- Education: University of Regensburg Harvard University
- Scientific career
- Workplaces: Cornell University Harvard University
- Thesis: Adipose tissue engineering development of a 3-D model system of adipogenesis. (2004)

= Claudia Fischbach =

German biophysicist

Claudia Fischbach is a German bioengineer who serves as the James M. and Marsha McCormick Director of Biomedical Engineering and the Stanley Bryer 1946 Professor of Biomedical Engineering at Cornell University. She is Director of the Cornell Physical Sciences Oncology Center on the Physics of Cancer Metabolism.

== Early life and education ==
Fischbach earned a master's degree in pharmacy from LMU Munich. She worked toward her doctorate in pharmaceutical technology at the University of Regensburg. She then moved to Harvard University, where she worked in tissue engineering as a postdoctoral researcher.

== Research and career ==
In 2007, Fischbach joined Cornell University, where she started using biomedical engineering to better understand how to treat cancer. The progression of cancer is influenced by interactions with nearby cells and the extracellular matrix. Despite that, the majority of cancer studies do not replicate conditions outside the body. Fischbach uses tissue engineering to design systems that let her lab model and investigate how these interactions influence tumor cells. She uses model systems to understand the biological strategies tumors adopt to modify bodily function, become more aggressive, and metastasize.

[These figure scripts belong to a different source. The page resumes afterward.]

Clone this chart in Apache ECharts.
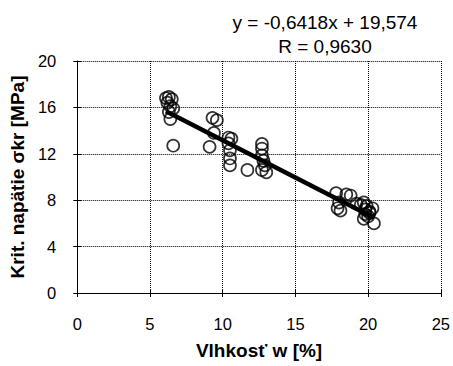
<!DOCTYPE html>
<html><head><meta charset="utf-8">
<script src="https://cdn.jsdelivr.net/npm/echarts@6/dist/echarts.min.js"></script>
<style>html,body{margin:0;padding:0;background:#fff}#c{width:453px;height:366px}</style>
</head><body><div id="c"></div>
<script>
const moisture = [6.1,6.3,6.5,6.2,6.4,6.6,6.3,6.4,6.6,
  9.3,9.6,9.4,9.1,10.4,10.6,10.4,10.5,10.5,10.5,11.7,
  12.7,12.7,12.7,12.8,12.9,12.7,13.0,
  17.8,18.5,18.0,17.9,18.1,18.8,19.2,19.5,19.7,19.8,19.8,19.7,20.0,20.1,20.3,20.4,19.9,20.1];
const stress = [16.8,16.9,16.7,16.4,16.1,15.9,15.6,15.0,12.7,
  15.1,14.9,13.8,12.6,13.4,13.3,12.9,12.3,11.6,11.0,10.6,
  12.85,12.45,11.85,11.4,11.0,10.6,10.4,
  8.6,8.5,7.8,7.3,7.1,8.4,7.7,7.6,7.8,7.2,6.8,6.4,6.6,7.0,7.3,6.0,7.5,6.9];
const fitSlope = [-0.6418];
const fitIntercept = [19.574];
const xTicks = [0,5,10,15,20,25];
const yTicks = [0,4,8,12,16,20];
const eqText = 'y = -0,6418x + 19,574';
const rText = 'R = 0,9630';

const pts = moisture.map((x,i)=>[x,stress[i]]);
const xmin = Math.min(...moisture), xmax = Math.max(...moisture);
const fit = [[xmin, fitSlope[0]*xmin+fitIntercept[0]],[xmax, fitSlope[0]*xmax+fitIntercept[0]]];

const F = 'Liberation Sans, Arial, sans-serif';
const chart = echarts.init(document.getElementById('c'), null, {renderer:'svg'});
const baseX = {type:'value', min:0, max:25, interval:5, position:'bottom'};
const baseY = {type:'value', min:0, max:20, interval:4, position:'left'};
chart.setOption({
  animation:false,
  backgroundColor:'#fff',
  title:[
    {text:eqText, left:320, top:8, textAlign:'center', textStyle:{fontFamily:F,fontSize:19,fontWeight:'normal',color:'#000'}},
    {text:rText, left:320, top:32, textAlign:'center', textStyle:{fontFamily:F,fontSize:19,fontWeight:'normal',color:'#000'}}
  ],
  grid:{left:74, right:12, top:61, bottom:73, containLabel:false},
  xAxis:[
    Object.assign({}, baseX, {
      name:'Vlhkosť w [%]', nameLocation:'middle', nameGap:48,
      nameTextStyle:{fontFamily:F,fontSize:19,fontWeight:'bold',color:'#000'},
      axisLine:{show:true,onZero:false,lineStyle:{color:'#000',width:1}},
      axisTick:{show:true,length:4,lineStyle:{color:'#000'}},
      axisLabel:{fontFamily:F,fontSize:16.5,color:'#000',margin:22,formatter:v=>xTicks.includes(v)?String(v):''},
      splitLine:{show:true,lineStyle:{color:'#000',type:[1,1],width:1}}
    }),
    Object.assign({}, baseX, {
      axisLine:{show:false}, axisTick:{show:true,inside:true,length:4,lineStyle:{color:'#000'}},
      axisLabel:{show:false}, splitLine:{show:false}
    })
  ],
  yAxis:[
    Object.assign({}, baseY, {
      name:'Krit. napätie σkr [MPa]', nameLocation:'middle', nameGap:46,
      nameTextStyle:{fontFamily:F,fontSize:19,fontWeight:'bold',color:'#000'},
      axisLine:{show:true,onZero:false,lineStyle:{color:'#000',width:1}},
      axisTick:{show:true,length:4,lineStyle:{color:'#000'}},
      axisLabel:{fontFamily:F,fontSize:16.5,color:'#000',margin:21,formatter:v=>yTicks.includes(v)?String(v):''},
      splitLine:{show:true,lineStyle:{color:'#000',type:[1,1],width:1}}
    }),
    Object.assign({}, baseY, {
      axisLine:{show:false}, axisTick:{show:true,inside:true,length:4,lineStyle:{color:'#000'}},
      axisLabel:{show:false}, splitLine:{show:false}
    })
  ],
  series:[
    {type:'scatter', data:pts, symbol:'circle', symbolSize:12,
     itemStyle:{color:'rgba(0,0,0,0)', borderColor:'#000', borderWidth:1.7}, z:2},
    {type:'line', data:fit, showSymbol:false, symbol:'none',
     lineStyle:{color:'#000', width:4.5}, z:3}
  ]
});
</script></body></html>
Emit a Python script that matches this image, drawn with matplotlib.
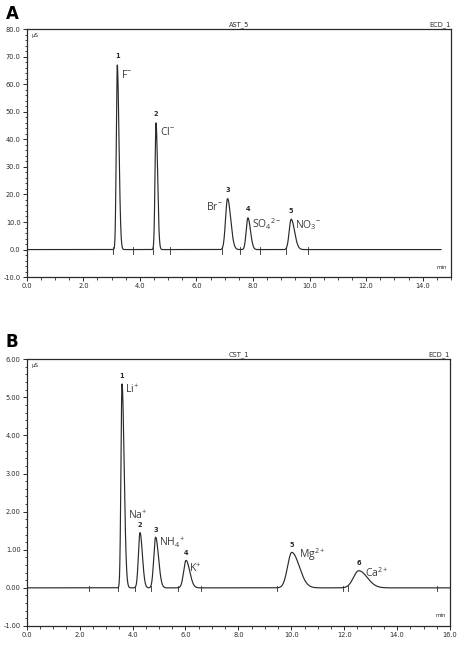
import matplotlib as mpl
mpl.use('Agg')
import matplotlib.pyplot as plt
from matplotlib.ticker import MultipleLocator, FormatStrFormatter
import numpy as np

# panel A: anions (retention time min, height uS, left/right width)
a_times = [3.2, 4.57, 7.1, 7.82, 9.35]
a_heights = [67.0, 46.0, 18.5, 11.5, 11.0]
a_wl = [0.035, 0.035, 0.07, 0.06, 0.07]
a_wr = [0.06, 0.055, 0.11, 0.09, 0.12]
a_nums = ['1', '2', '3', '4', '5']
a_ions = [r'F$^{-}$', r'Cl$^{-}$', r'Br$^{-}$', r'SO$_4$$^{2-}$', r'NO$_3$$^{-}$']
a_marks = [3.05, 3.75, 4.45, 5.05, 6.9, 7.55, 8.25, 9.15, 9.95]

# panel B: cations
b_times = [3.6, 4.28, 4.87, 6.02, 10.02, 12.55]
b_heights = [5.35, 1.45, 1.33, 0.72, 0.93, 0.45]
b_wl = [0.04, 0.06, 0.07, 0.09, 0.16, 0.2]
b_wr = [0.08, 0.09, 0.11, 0.14, 0.28, 0.32]
b_nums = ['1', '2', '3', '4', '5', '6']
b_ions = [r'Li$^{+}$', r'Na$^{+}$', r'NH$_4$$^{+}$', r'K$^{+}$', r'Mg$^{2+}$', r'Ca$^{2+}$']
b_marks = [2.35, 3.45, 4.1, 4.7, 5.7, 6.6, 9.45, 11.95, 12.15, 15.5]

plt.rcParams['font.family'] = ['DejaVu Sans']
plt.rcParams['mathtext.fontset'] = 'custom'
plt.rcParams['mathtext.rm'] = 'Open Sans'
plt.rcParams['mathtext.it'] = 'Open Sans'
plt.rcParams['mathtext.bf'] = 'Open Sans:bold'
col = '#2a2a2a'
ioncol = '#3a3a3a'

def trace(x, times, heights, wl, wr):
    y = np.zeros_like(x)
    for t, h, l, r in zip(times, heights, wl, wr):
        s = np.where(x < t, l, r)
        y += h * np.exp(-0.5 * ((x - t) / s) ** 2)
    return y

fig = plt.figure(figsize=(4.62, 6.46), dpi=100)
axA = fig.add_axes([0.058, 0.571, 0.918, 0.384])
axB = fig.add_axes([0.058, 0.031, 0.916, 0.413])

def style(ax, xmax, ymin, ymax, ymaj, ymin_step, yfmt):
    ax.set_xlim(0, xmax)
    ax.set_ylim(ymin, ymax)
    ax.xaxis.set_major_locator(MultipleLocator(2.0))
    ax.xaxis.set_minor_locator(MultipleLocator(0.5))
    ax.yaxis.set_major_locator(MultipleLocator(ymaj))
    ax.yaxis.set_minor_locator(MultipleLocator(ymin_step))
    ax.xaxis.set_major_formatter(FormatStrFormatter('%.1f'))
    ax.yaxis.set_major_formatter(FormatStrFormatter(yfmt))
    ax.tick_params(labelsize=4.8, length=3, width=0.7, pad=1.5, colors=col)
    ax.tick_params(which='minor', length=1.8, width=0.6, colors=col)
    for sp in ax.spines.values():
        sp.set_color(col)
        sp.set_linewidth(0.9)

def ion(ax, x, y, s, ha):
    ax.text(x, y, s, fontsize=7.5, ha=ha, va='center', color=ioncol, family='Open Sans')

# ---- panel A
xa = np.linspace(0, 14.65, 4000)
axA.plot(xa, trace(xa, a_times, a_heights, a_wl, a_wr), color=col, lw=0.85)
style(axA, 15.0, -10.0, 80.0, 10.0, 2.0, '%.1f')
for m in a_marks:
    axA.plot([m, m], [-1.5, 1.0], color=col, lw=0.6)
for t, h, n in zip(a_times, a_heights, a_nums):
    axA.text(t, h + 2.0, n, fontsize=4.8, fontweight='bold', ha='center', va='bottom', color=col)
a_lab = [(3.33, 63.5, 'left'), (4.7, 42.5, 'left'), (6.95, 15.5, 'right'),
         (7.97, 9.2, 'left'), (9.5, 8.8, 'left')]
for (lx, ly, ha), s in zip(a_lab, a_ions):
    ion(axA, lx, ly, s, ha)
axA.text(0.012, 0.985, 'µS', transform=axA.transAxes, fontsize=4, va='top', color=col)
axA.text(0.99, 0.03, 'min', transform=axA.transAxes, fontsize=4, ha='right', va='bottom', color=col)
axA.text(0.5, 1.005, 'AST_5', transform=axA.transAxes, fontsize=4.8, ha='center', va='bottom', color=col)
axA.text(1.0, 1.005, 'ECD_1', transform=axA.transAxes, fontsize=4.8, ha='right', va='bottom', color=col)
fig.text(0.012, 0.978, 'A', fontsize=12, fontweight='bold', va='center')

# ---- panel B
xb = np.linspace(0, 16.0, 4000)
axB.plot(xb, trace(xb, b_times, b_heights, b_wl, b_wr), color=col, lw=0.85)
style(axB, 16.0, -1.0, 6.0, 1.0, 0.2, '%.2f')
for m in b_marks:
    axB.plot([m, m], [-0.08, 0.06], color=col, lw=0.6)
for t, h, n in zip(b_times, b_heights, b_nums):
    axB.text(t, h + 0.12, n, fontsize=4.8, fontweight='bold', ha='center', va='bottom', color=col)
b_lab = [(3.72, 5.2, 'left'), (4.2, 1.88, 'center'), (4.98, 1.18, 'left'),
         (6.15, 0.5, 'left'), (10.3, 0.88, 'left'), (12.8, 0.4, 'left')]
for (lx, ly, ha), s in zip(b_lab, b_ions):
    ion(axB, lx, ly, s, ha)
axB.text(0.012, 0.985, 'µS', transform=axB.transAxes, fontsize=4, va='top', color=col)
axB.text(0.99, 0.03, 'min', transform=axB.transAxes, fontsize=4, ha='right', va='bottom', color=col)
axB.text(0.5, 1.005, 'CST_1', transform=axB.transAxes, fontsize=4.8, ha='center', va='bottom', color=col)
axB.text(1.0, 1.005, 'ECD_1', transform=axB.transAxes, fontsize=4.8, ha='right', va='bottom', color=col)
fig.text(0.012, 0.470, 'B', fontsize=12, fontweight='bold', va='center')

fig.savefig('out.png', dpi=100)
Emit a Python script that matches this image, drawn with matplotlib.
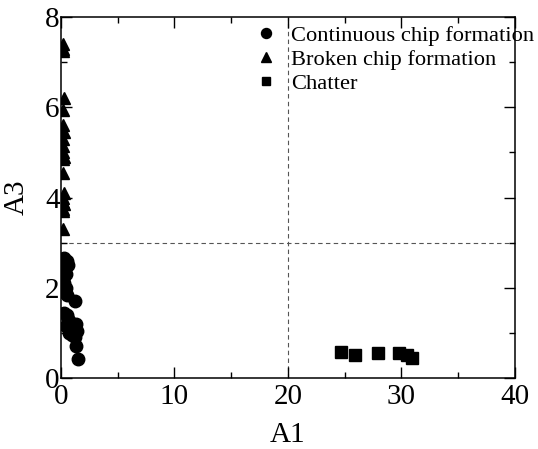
import numpy as np
import matplotlib
matplotlib.use('Agg')
import matplotlib.pyplot as plt
from matplotlib.ticker import MultipleLocator

# values
cont_a1 = [0.3, 0.5, 0.6, 0.3, 0.4, 0.2, 0.3, 0.4, 0.3, 0.5, 1.2, 0.3,
           0.5, 0.6, 0.8, 1.3, 0.4, 0.9, 1.4, 0.7, 1.0, 1.2, 1.3, 1.5]
cont_a3 = [2.65, 2.6, 2.5, 2.4, 2.3, 2.2, 2.1, 2.0, 1.9, 1.85, 1.7, 1.45,
           1.4, 1.3, 1.25, 1.2, 1.15, 1.1, 1.05, 1.0, 0.95, 0.9, 0.7, 0.42]

broken_a1 = [0.2, 0.2, 0.2, 0.25, 0.2, 0.2, 0.25, 0.2, 0.2, 0.2, 0.25,
             0.2, 0.2, 0.25, 0.2, 0.2, 0.25, 0.2, 0.2, 0.2]
broken_a3 = [7.4, 7.3, 7.25, 6.2, 5.95, 5.6, 5.45, 5.3, 5.15, 5.0, 4.9,
             4.85, 4.55, 4.1, 4.0, 3.9, 3.85, 3.75, 3.7, 3.3]

chatter_a1 = [24.7, 25.9, 27.9, 29.8, 30.5, 30.9]
chatter_a3 = [0.58, 0.52, 0.55, 0.55, 0.5, 0.44]

plt.rcParams['font.family'] = ['Liberation Serif', 'DejaVu Serif']

fig = plt.figure(figsize=(5.38, 4.49), dpi=100)
ax = fig.add_axes([0.1134, 0.1581, 0.957 - 0.1134, 0.9621 - 0.1581])

ax.axvline(20, color='#555555', linestyle=(0, (4, 3)), linewidth=0.8, zorder=1)
ax.axhline(3, color='#555555', linestyle=(0, (4, 3)), linewidth=0.8, zorder=1)

ax.plot(cont_a1, cont_a3, 'o', color='black', ms=9, label='Continuous chip formation', zorder=3)
ax.plot(broken_a1, broken_a3, '^', color='black', ms=9, label='Broken chip formation', zorder=3)
ax.plot(chatter_a1, chatter_a3, 's', color='black', ms=8, label='Chatter', zorder=3)

ax.set_xlim(0, 40)
ax.set_ylim(0, 8)
ax.xaxis.set_major_locator(MultipleLocator(10))
ax.xaxis.set_minor_locator(MultipleLocator(5))
ax.yaxis.set_major_locator(MultipleLocator(2))
ax.yaxis.set_minor_locator(MultipleLocator(1))
ax.tick_params(which='both', direction='in', top=True, right=True, width=1.0)
ax.tick_params(which='major', length=8, labelsize=21)
ax.tick_params(axis='x', which='major', pad=4)
ax.tick_params(axis='y', which='major', pad=1)
ax.tick_params(which='minor', length=4)
for s in ax.spines.values():
    s.set_linewidth(1.1)

ax.set_xlabel('A1', fontsize=21, labelpad=9)
ax.set_ylabel('A3', fontsize=21, labelpad=11)

leg = ax.legend(loc='upper left', bbox_to_anchor=(0.418, 1.003), frameon=False,
                fontsize=16.2, handlelength=0.6, handletextpad=0.8,
                labelspacing=0.15, borderaxespad=0, markerscale=0.8)

fig.savefig('out.png', dpi=100)
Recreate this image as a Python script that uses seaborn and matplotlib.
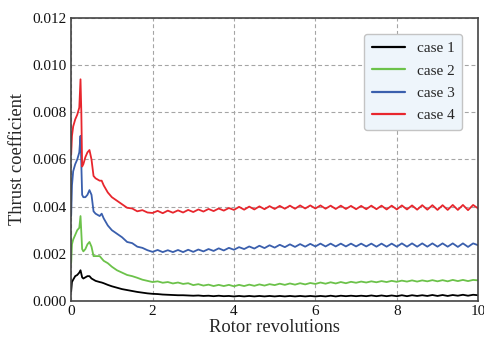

Fischbach has extensively investigated the fundamental mechanisms that underpin breast cancer. For example, she showed that obesity can change the composition of breast tissue, which can promote disease progression. Moreover, she was supported by the Human Frontier Science Program to study the impact of breast cancer on the material properties of bone. She showed that exercise, which is often prescribed to prevent bone loss, could also help to protect people against metastatic cancer. In addition, her research demonstrated that breast cancer can trigger distant bone growth, which could be a preemptive defense against metastasis.

== Awards and honors ==
- 2015 Public Voices Fellow of The OpEd Project
- 2016 Fellow of the American Institute for Medical and Biological Engineering
- 2017 Alexander von Humboldt Foundation
- 2018 Fellow of the Biomedical Engineering Society
- 2022 Cornell University College of Engineering EPICC Award
- 2023 Biomedical Engineering Society Cellular and Molecular Bioengineering Momentum Award

== Selected publications ==
- Siyoung Choi, Matthew A Whitman, Adrian A Shimpi, ... Claudia Fischbach (7 August 2023). "Bone-matrix mineralization dampens integrin-mediated mechanosignalling and metastatic progression in breast cancer." Nature Biomedical Engineering. PMID 37550422.
- Bo Ri Seo, Xingyu Chen, Lu Ling, ... Claudia Fischbach (8 May 2020). "Collagen microarchitecture mechanically controls myofibroblast differentiation." Proceedings of the National Academy of Sciences. PMID 32385149.
- Bo Ri Seo, Priya Bhardwaj, Siyoung Choi ... Claudia Fischbach (19 August 2015). "Obesity-dependent changes in interstitial ECM mechanics promote breast tumorigenesis." Science Translational Medicine. PMID 26290412.
- Maureen E Lynch, Daniel Brooks, Sunish Mohanan, ... Claudia Fischbach (3 May 2013). "In vivo tibial compression decreases osteolysis and tumor formation in a human metastatic breast cancer model." Journal of Bone and Mineral Research. PMID 23649605.
- Claudia Fischbach, Hyun Joon Kong, Susan X Hsiong, ... David J Mooney (6 January 2009). "Cancer cell angiogenic capability is regulated by 3D culture and integrin engagement." Proceedings of the National Academy of Sciences. PMID 19126683.